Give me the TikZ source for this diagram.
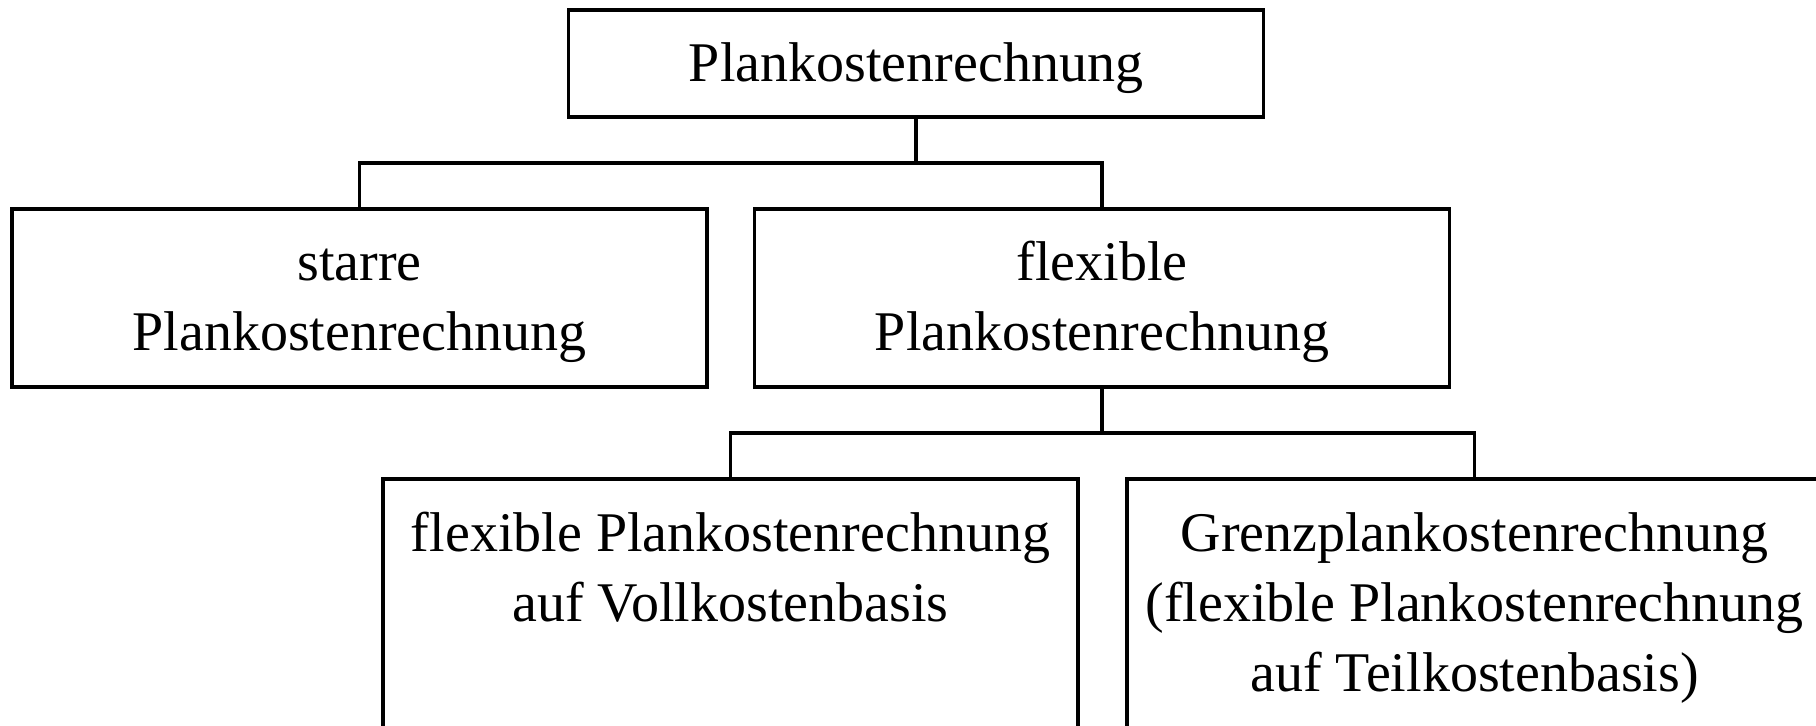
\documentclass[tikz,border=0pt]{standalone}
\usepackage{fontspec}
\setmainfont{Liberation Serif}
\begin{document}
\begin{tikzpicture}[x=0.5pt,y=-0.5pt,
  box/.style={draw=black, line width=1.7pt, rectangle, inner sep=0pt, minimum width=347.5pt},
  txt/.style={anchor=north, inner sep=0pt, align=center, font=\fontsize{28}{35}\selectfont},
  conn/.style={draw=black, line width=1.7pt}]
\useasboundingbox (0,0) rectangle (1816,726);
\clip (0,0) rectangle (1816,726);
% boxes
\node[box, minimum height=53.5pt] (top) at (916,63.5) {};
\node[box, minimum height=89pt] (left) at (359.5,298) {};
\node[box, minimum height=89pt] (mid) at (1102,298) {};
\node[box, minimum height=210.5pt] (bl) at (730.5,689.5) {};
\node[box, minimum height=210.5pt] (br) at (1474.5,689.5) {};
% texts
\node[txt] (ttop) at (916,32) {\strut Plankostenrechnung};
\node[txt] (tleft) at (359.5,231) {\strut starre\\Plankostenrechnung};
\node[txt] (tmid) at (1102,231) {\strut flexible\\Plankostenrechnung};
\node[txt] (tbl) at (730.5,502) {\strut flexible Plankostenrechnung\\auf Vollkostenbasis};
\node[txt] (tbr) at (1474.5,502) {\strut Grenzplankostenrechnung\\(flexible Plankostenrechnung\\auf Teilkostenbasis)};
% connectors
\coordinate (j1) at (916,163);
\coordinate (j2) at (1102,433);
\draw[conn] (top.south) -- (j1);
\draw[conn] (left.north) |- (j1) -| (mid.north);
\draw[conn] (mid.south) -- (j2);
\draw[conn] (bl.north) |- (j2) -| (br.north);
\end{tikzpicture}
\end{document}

Job:
All the lines above are to be reproduced exactly, except the pictures.

Finished exercise:
Give me the TikZ source for this diagram.
\documentclass[tikz,border=0pt]{standalone}
\usepackage{fontspec}
\setmainfont{Liberation Serif}
\begin{document}
\begin{tikzpicture}[x=0.5pt,y=-0.5pt,
  box/.style={draw=black, line width=1.7pt, rectangle, inner sep=0pt, minimum width=347.5pt},
  txt/.style={anchor=north, inner sep=0pt, align=center, font=\fontsize{28}{35}\selectfont},
  conn/.style={draw=black, line width=1.7pt}]
\useasboundingbox (0,0) rectangle (1816,726);
\clip (0,0) rectangle (1816,726);
% boxes
\node[box, minimum height=53.5pt] (top) at (916,63.5) {};
\node[box, minimum height=89pt] (left) at (359.5,298) {};
\node[box, minimum height=89pt] (mid) at (1102,298) {};
\node[box, minimum height=210.5pt] (bl) at (730.5,689.5) {};
\node[box, minimum height=210.5pt] (br) at (1474.5,689.5) {};
% texts
\node[txt] (ttop) at (916,32) {\strut Plankostenrechnung};
\node[txt] (tleft) at (359.5,231) {\strut starre\\Plankostenrechnung};
\node[txt] (tmid) at (1102,231) {\strut flexible\\Plankostenrechnung};
\node[txt] (tbl) at (730.5,502) {\strut flexible Plankostenrechnung\\auf Vollkostenbasis};
\node[txt] (tbr) at (1474.5,502) {\strut Grenzplankostenrechnung\\(flexible Plankostenrechnung\\auf Teilkostenbasis)};
% connectors
\coordinate (j1) at (916,163);
\coordinate (j2) at (1102,433);
\draw[conn] (top.south) -- (j1);
\draw[conn] (left.north) |- (j1) -| (mid.north);
\draw[conn] (mid.south) -- (j2);
\draw[conn] (bl.north) |- (j2) -| (br.north);
\end{tikzpicture}
\end{document}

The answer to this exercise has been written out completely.